To be done - In the material below, find each line holding the string "this" and copy it.
<<<<
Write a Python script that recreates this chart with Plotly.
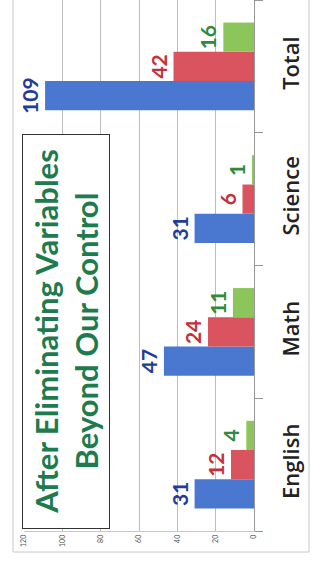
import plotly.graph_objects as go

categories = ["English", "Math", "Science", "Total"]
series_names = ["Blue", "Red", "Green"]
blue_values = [31, 47, 31, 109]
red_values = [12, 24, 6, 42]
green_values = [4, 11, 1, 16]
tick_values = [0, 20, 40, 60, 80, 100, 120]
title_text = "After Eliminating Variables<br>Beyond Our Control"

bar_colors = ["#4a78d0", "#d9545f", "#8cc65a"]
label_colors = ["#1f3d99", "#c3303d", "#2f8a3e"]

W, H = 313, 563
L, R, T, B = 24, 59, 0, 32
pw, ph = W - L - R, H - T - B

def px_x(x):
    return (x - L) / pw

def px_y(y):
    return (H - B - y) / ph

fig = go.Figure()
for name, vals, col, lcol in zip(series_names, [blue_values, red_values, green_values], bar_colors, label_colors):
    fig.add_trace(go.Bar(
        name=name, y=categories, x=vals, orientation="h",
        marker=dict(color=col, line=dict(width=0)),
        text=[str(v) for v in vals], textposition="outside", textangle=-90,
        textfont=dict(family="Lato", size=21, color=lcol, weight="bold"),
        constraintext="none", cliponaxis=False,
    ))

fig.update_layout(
    width=W, height=H,
    margin=dict(l=L, r=R, t=T, b=B, autoexpand=False),
    paper_bgcolor="white", plot_bgcolor="white",
    barmode="group", bargap=0.34, bargroupgap=0,
    showlegend=False,
    xaxis=dict(range=[120, 0], tickvals=tick_values, tickangle=-90, automargin=False,
               tickfont=dict(family="Lato", size=7, color="#555"),
               showgrid=True, gridcolor="#bdbdbd", gridwidth=1,
               zeroline=False, showline=True, linecolor="#c8c8c8", ticks=""),
    yaxis=dict(categoryorder="array", categoryarray=categories, side="right", automargin=False,
               tickangle=-90, tickfont=dict(family="Open Sans", size=22, color="#222", weight=600),
               ticks="outside", ticklen=8, tickcolor="#999", tickson="boundaries",
               ticklabelstandoff=18,
               showline=True, linecolor="#999", showgrid=False, zeroline=False),
    annotations=[dict(
        xref="paper", yref="paper", x=px_x(66), y=px_y(332),
        xanchor="center", yanchor="middle", showarrow=False,
        text=title_text, textangle=-90,
        font=dict(family="Lato", size=31, color="#1e7b4d", weight="bold"),
        bordercolor="#333", borderwidth=1, borderpad=0, bgcolor="white",
        width=393, height=86,
    )],
    shapes=[
        dict(type="line", xref="paper", yref="paper", x0=px_x(13), x1=px_x(13), y0=px_y(0), y1=px_y(552),
             line=dict(color="#c8c8c8", width=1)),
        dict(type="line", xref="paper", yref="paper", x0=px_x(13), x1=px_x(309), y0=px_y(552), y1=px_y(552),
             line=dict(color="#c8c8c8", width=1)),
        dict(type="line", xref="paper", yref="paper", x0=px_x(309), x1=px_x(309), y0=px_y(0), y1=px_y(552),
             line=dict(color="#c8c8c8", width=1)),
    ],
)

fig.write_html("out.html", config={"displayModeBar": False},
               post_script="document.body.style.margin='0';document.body.style.overflow='hidden';")
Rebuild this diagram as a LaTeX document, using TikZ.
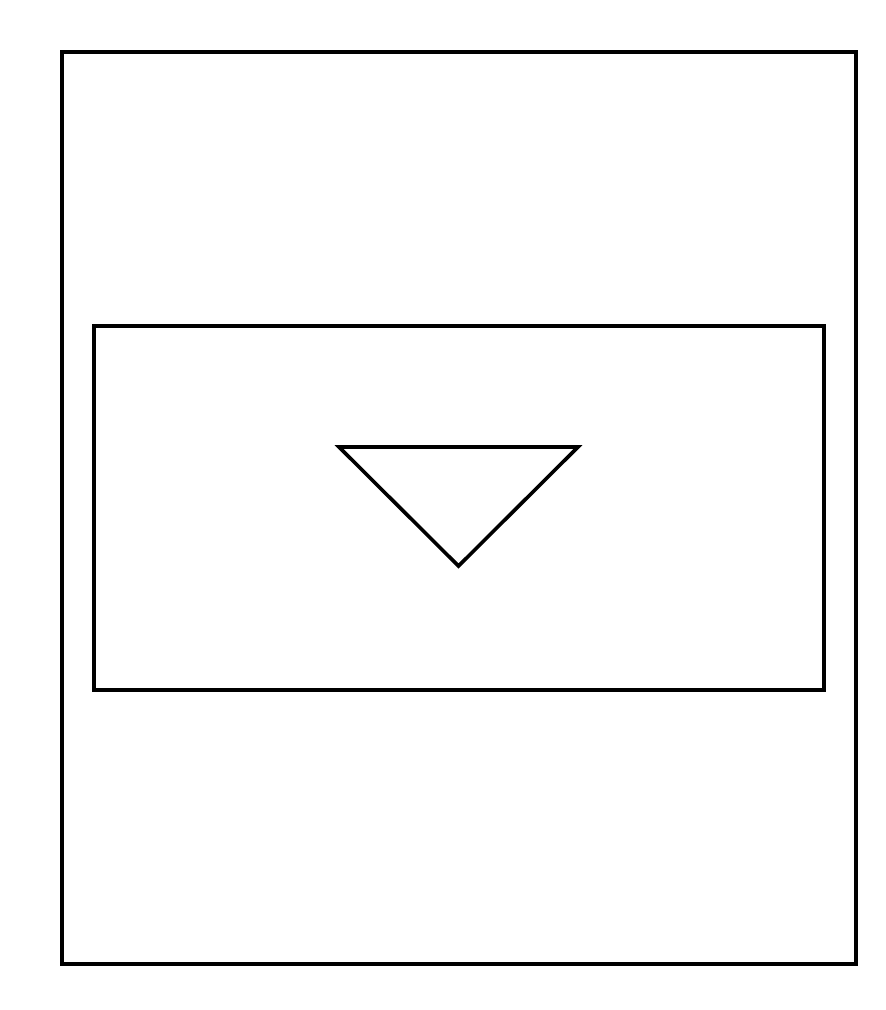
\documentclass[tikz,border=0pt]{standalone}
\begin{document}
\begin{tikzpicture}[x=1pt,y=-1pt,line width=3.6pt,
  frame/.style={draw=black,inner sep=0pt,outer sep=0pt,anchor=north west},
  tri/.style={draw=black,line join=miter}]
\useasboundingbox (0,0) rectangle (886,1010);
\fill[white] (0,0) rectangle (886,1010);
\node[frame,minimum width=794pt,minimum height=912pt] (outer) at (62,52) {};
\node[frame,minimum width=730pt,minimum height=364pt] (inner) at (94,326) {};
\coordinate (t1) at (339,447);
\coordinate (t2) at (578,447);
\coordinate (t3) at (458.5,566);
\draw[tri] (t1) -- (t2) -- (t3) -- cycle;
\end{tikzpicture}
\end{document}
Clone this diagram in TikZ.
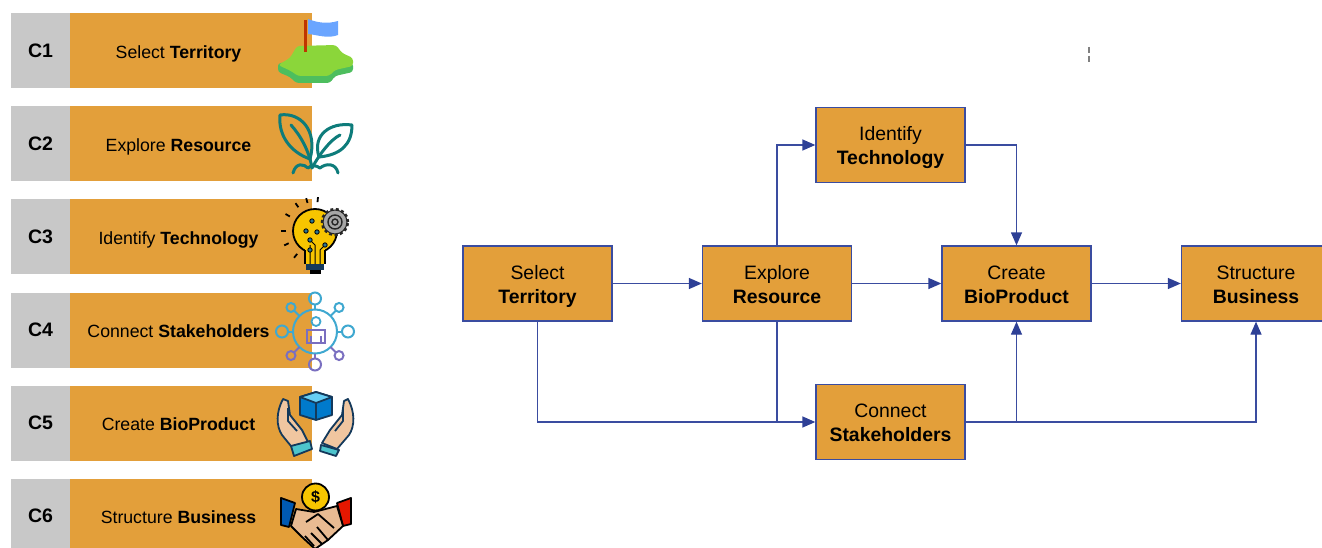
\documentclass[tikz,border=0pt]{standalone}
\usepackage{fontspec}
\setmainfont{Liberation Sans}
\usetikzlibrary{arrows.meta,positioning,calc}

\definecolor{boxorange}{HTML}{E39F3A}
\definecolor{rowgray}{HTML}{C8C8C8}
\definecolor{linkblue}{HTML}{3A4CA0}
\definecolor{tipblue}{HTML}{2E4096}
\definecolor{leafteal}{HTML}{0E7C7B}
\definecolor{netblue}{HTML}{3FA8D0}
\definecolor{netpurple}{HTML}{7A6FC0}
\definecolor{iconink}{HTML}{14395B}
\definecolor{skintone}{HTML}{F0C6A0}
\definecolor{islandtop}{HTML}{8BD63A}
\definecolor{islandside}{HTML}{4DBE5E}
\definecolor{flagblue}{HTML}{6AA5FF}
\definecolor{bulbyellow}{HTML}{F7C500}

\newcommand{\stagetext}[2]{\rule{0pt}{20.4pt}#1\\\textbf{#2}\rule[-5pt]{0pt}{5pt}}

\tikzset{
	stage/.style={draw=linkblue, line width=1.3pt, fill=boxorange, minimum width=149pt, minimum height=75pt, align=center, inner sep=0pt, font=\fontsize{19.4}{24}\selectfont},
	rowbar/.style={fill=boxorange, minimum width=242pt, minimum height=75pt, inner sep=0pt},
	rowtag/.style={fill=rowgray, minimum width=59pt, minimum height=75pt, inner sep=0pt, font=\fontsize{19.5}{20}\selectfont\bfseries},
	link/.style={draw=linkblue, line width=1.3pt},
	flow/.style={link, -{Triangle[length=13pt,width=11pt,color=tipblue]}},
}

\begin{document}
\begin{tikzpicture}[x=1pt,y=-1pt]
	\useasboundingbox (0,0) rectangle (1322,548);
	
	% Draw the rows of the list.
	\foreach \y/\ctag/\clabel in {50.5/C1/Select \textbf{Territory}, 143.5/C2/Explore \textbf{Resource}, 236.5/C3/Identify \textbf{Technology}, 330/C4/Connect \textbf{Stakeholders}, 423/C5/Create \textbf{BioProduct}, 516/C6/Structure \textbf{Business}}{
		\node[rowtag] (tag\ctag) at (40.5,\y) {\ctag};
		\node[rowbar, right=0pt of tag\ctag] (bar\ctag) {};
		\node (label\ctag) at (178.5,\y) {\fontsize{17.7}{20}\selectfont\rule[-4.4pt]{0pt}{24.4pt}\clabel};
	}
	
	% Draw the flag on its island.
	\fill[islandside, rounded corners=3pt] (278,63) -- (353,63) -- (353,72) -- (335,76) -- (330,83) -- (296,83) -- (290,77) -- (278,72) -- cycle;
	\fill[islandtop, rounded corners=3pt] (278,65) -- (290,58) -- (297,46) -- (336,45) -- (342,53) -- (353,58) -- (353,66) -- (335,70) -- (329,76) -- (298,76) -- (291,71) -- cycle;
	\draw[orange!55!red!75!black, line width=3pt] (305,20) -- (305,52);
	\fill[flagblue] (308,19) .. controls (318,23) and (328,24) .. (338,21) -- (338,35) .. controls (328,39) and (318,35) .. (308,34) -- cycle;
	
	% Draw the seedling.
	\begin{scope}[leafteal, line width=3pt, line cap=round, line join=round]
		\draw (280,115) .. controls (300,112) and (318,130) .. (310,159) .. controls (290,152) and (278,135) .. (280,115) -- cycle;
		\draw (352,125) .. controls (330,122) and (312,135) .. (319,157) .. controls (340,155) and (352,145) .. (352,125) -- cycle;
		\draw (291,125) .. controls (300,135) and (309,150) .. (312,168);
		\draw (340,135) .. controls (330,140) and (319,155) .. (312,168);
		\draw (293,173) .. controls (296,162) and (304,164) .. (308,168) .. controls (311,165) and (316,165) .. (320,168) .. controls (326,163) and (336,163) .. (338,173);
	\end{scope}
	
	% Draw the bulb and the gear.
	\filldraw[fill=bulbyellow, draw=black, line width=1.8pt] (315,231) circle (22pt);
	\fill[bulbyellow] (305,248) rectangle (325,264);
	\draw[black, line width=1.6pt] (305,250) -- (305,264) (325,250) -- (325,264);
	\fill[iconink] (306,264) rectangle (324,270);
	\fill[black] (310,270) rectangle (321,274);
	\draw[black, line width=1pt] (310,264) -- (310,245) (315,264) -- (315,245) -- (310,240) (320,264) -- (320,250) -- (325,245);
	\foreach \qx/\qy in {312/221, 306/231, 317/232, 310/240, 325/245, 310/250}{
		\filldraw[fill=netblue!70!black, draw=black, line width=0.8pt] (\qx,\qy) circle (2.2pt);
	}
	\filldraw[fill=gray!70!white, draw=gray!30!black, line width=1pt] (335,222) circle (12pt);
	\draw[gray!30!black, line width=2.5pt, dash pattern=on 3pt off 2.5pt] (335,222) circle (13pt);
	\draw[gray!30!black, line width=1.4pt] (335,222) circle (7pt) (335,222) circle (3pt);
	\foreach \qa in {85,105,125,150,180,205,232}{
		\draw[black, line width=1.8pt] ($(315,231)+(\qa:29pt)$) -- ($(315,231)+(\qa:34pt)$);
	}
	
	% Draw the network of people.
	\draw[netblue, line width=2pt] (315,331.5) circle (22pt);
	\foreach \qa/\qb/\qr/\qcol in {90/27/6/netblue, 45/29.5/4.5/netblue, 0/27/6/netblue, 135/29.5/4.5/netblue, 180/27/6/netblue, 225/29.5/4.5/netpurple, 270/27/6/netpurple, 315/29.5/4.5/netpurple}{
		\draw[\qcol, line width=2pt] ($(315,331.5)+(\qa:22pt)$) -- ($(315,331.5)+(\qa:\qb pt)$);
		\draw[\qcol, line width=2pt] ($(315,331.5)+(\qa:\qb pt+\qr pt)$) circle (\qr pt);
	}
	\draw[netblue, line width=1.8pt] (316,321.5) circle (4.5pt);
	\draw[netpurple, line width=1.8pt] (307,343) -- (307,330) -- (325,330) -- (325,343) -- cycle (311,343) -- (311,336) (321,343) -- (321,336);
	
	% Draw the hands and the cube.
	\begin{scope}[line width=1.8pt, draw=iconink, line join=round]
		\filldraw[fill=blue!40!cyan!80!black] (316,392) -- (332,397) -- (332,415) -- (316,420) -- (300,415) -- (300,397) -- cycle;
		\filldraw[fill=cyan!60!white] (316,392) -- (332,397) -- (316,403) -- (300,397) -- cycle;
		\draw (316,403) -- (316,420);
		\filldraw[fill=skintone] (283,399) .. controls (276,412) and (276,426) .. (282,435) -- (295,451) -- (309,444) -- (302,430) -- (290,415) -- (288,401) -- cycle;
		\filldraw[fill=skintone] (348,399) .. controls (355,412) and (355,426) .. (349,435) -- (337,449) -- (322,443) -- (330,430) -- (342,415) -- (344,401) -- cycle;
		\draw (288,408) -- (288,421) -- (297,431) (343,408) -- (343,421) -- (335,431);
		\filldraw[fill=cyan!70!green!70!white] (291,446) -- (310,441) -- (312,449) -- (294,456) -- cycle;
		\filldraw[fill=cyan!70!green!70!white] (321,445) -- (339,450) -- (336,456) -- (320,451) -- cycle;
	\end{scope}
	
	% Draw the handshake and the coin.
	\begin{scope}[line width=1.8pt, draw=black, line join=round]
		\filldraw[fill=blue!50!cyan!70!black] (281,498) -- (295,503) -- (289,527) -- (281,525) -- cycle;
		\filldraw[fill=red!80!orange!90!black] (351,498) -- (337,503) -- (343,526) -- (351,524) -- cycle;
		\filldraw[fill=skintone!85!brown] (296,509) -- (314,512) -- (337,506) -- (343,526) -- (328,540) -- (315,549) -- (302,537) -- (291,526) -- cycle;
		\draw (306,522) -- (318,514) -- (334,528) (317,527) -- (328,540) (311,533) -- (322,544) (305,536) -- (314,546);
		\filldraw[fill=bulbyellow] (315.5,497) circle (13.5pt);
	\end{scope}
	\node[font=\fontsize{16}{16}\selectfont\bfseries, inner sep=0pt] (coin) at (315.5,497) {\$};
	
	% Draw the stages of the flow.
	\node[stage] (select) at (537.5,283.5) {\stagetext{Select}{Territory}};
	\node[stage] (explore) at (777,283.5) {\stagetext{Explore}{Resource}};
	\node[stage] (create) at (1016.5,283.5) {\stagetext{Create}{BioProduct}};
	\node[stage] (structure) at (1256,283.5) {\stagetext{Structure}{Business}};
	\node[stage] (identify) at (890.5,145) {\stagetext{Identify}{Technology}};
	\node[stage] (connect) at (890.5,422) {\stagetext{Connect}{Stakeholders}};
	
	% Draw the links between the stages.
	\draw[flow] (select) -- (explore);
	\draw[flow] (explore) -- (create);
	\draw[flow] (create) -- (structure);
	\draw[flow] (explore.north) |- (identify.west);
	\draw[flow] (identify.east) -| (create.north);
	\draw[flow] (select.south) |- (connect.west);
	\draw[link] (explore.south) -- (explore.south |- connect.west);
	\draw[flow] (connect.east) -| (structure.south);
	\draw[flow] (connect.east -| create.south) -- (create.south);
	
	% Draw the stray mark.
	\coordinate (marktop) at (1089,47);
	\coordinate (markend) at (1089,63);
	\draw[gray, line width=1.2pt, dash pattern=on 6pt off 3pt] (marktop) -- (markend);
\end{tikzpicture}
\end{document}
>>>>
Finished task -
Write a Python script that recreates this chart with Plotly.
Rebuild this diagram as a LaTeX document, using TikZ.
Clone this diagram in TikZ.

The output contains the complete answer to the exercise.